Stress Management, Well-being and Self-Care

Putting coins in a jar

Moving from Financial Stress to Financial Wellness

by James Porter May 25, 2021

This blog on financial wellness is divided into two installments.  The first installment is on the ways that financial stress compares to other forms of stress.

In many ways financial stress is uniquely different from other forms of stress. But all stressors have certain aspects that can be controlled by you and certain aspects that can’t. So, one piece of advice that applies to financial stress as well as all forms of stress is to focus on what you CAN control and let go of what you can’t.

For example, you can’t control the state of the economy, but you can control how much money you put aside in savings every month, even if it’s just a little bit. Eventually, if you’re diligent, focusing on what you CAN control will help you to feel less stressed about what you can’t control.

Take the standard advice of putting aside enough money so that you can go six months without any income in the event that you were to experience downsizing or some other form of job-loss. That action addresses something you can’t control (the economy or a pandemic for that matter) with something you can control (your savings).
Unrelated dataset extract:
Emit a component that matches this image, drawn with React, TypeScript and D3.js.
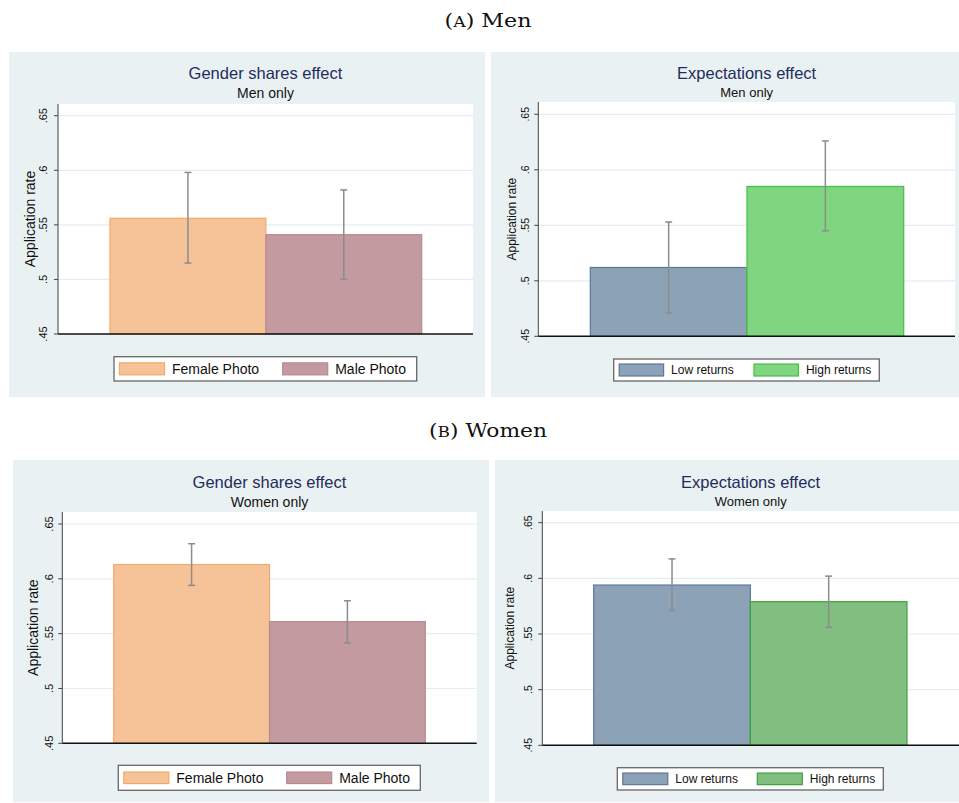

Another way that financial stress is at least relatable to other forms of stress can be seen through the lens of counter-productive coping. Counter-productive coping is the surprisingly common way that most Americans cope with stress. This form of coping is called counter-productive because (even though it may initially lower your stress) it will eventually lead to even more stress and more problems. The main varieties of counter-productive coping include: Emotional eating, smoking, recreational drug use, engaging in high-risk behaviors and you guessed it: Spending money on things you don’t really need and sometimes can’t afford.

People often call this monetary form of counter-productive coping: Mall Therapy. But make no mistake about it, when you spend money on things to make you happy, you may find this variety of therapy doesn’t last for long. Your acquisitions may make you feel better for a while, but eventually, if they don’t work as promised or just lose their luster, your purchases may have the exact opposite effect. (Not to mention the added financial burden you may be bringing on.)

So these are the ways that financial stress relate to other forms of stress. But really solving this problem requires more effort on your part. You need to commit to certain strategies over the long haul in order to not only LOWER your stress but improve your financial wellness. In our next installment we’ll look at following five strategies in detail:

  1. Spend less than what you earn
  2. Get rid of high interest store credit cards
  3. Have money taken out automatically from your paycheck and put into a savings plan
  4. Trade in your credit card for a debit card and keep track of all your purchases.
  5. Start a retirement account with a firm like Vanguard or Fidelity

By following these five simple ideas you can turn financial stress into wellness. See you in the next installment!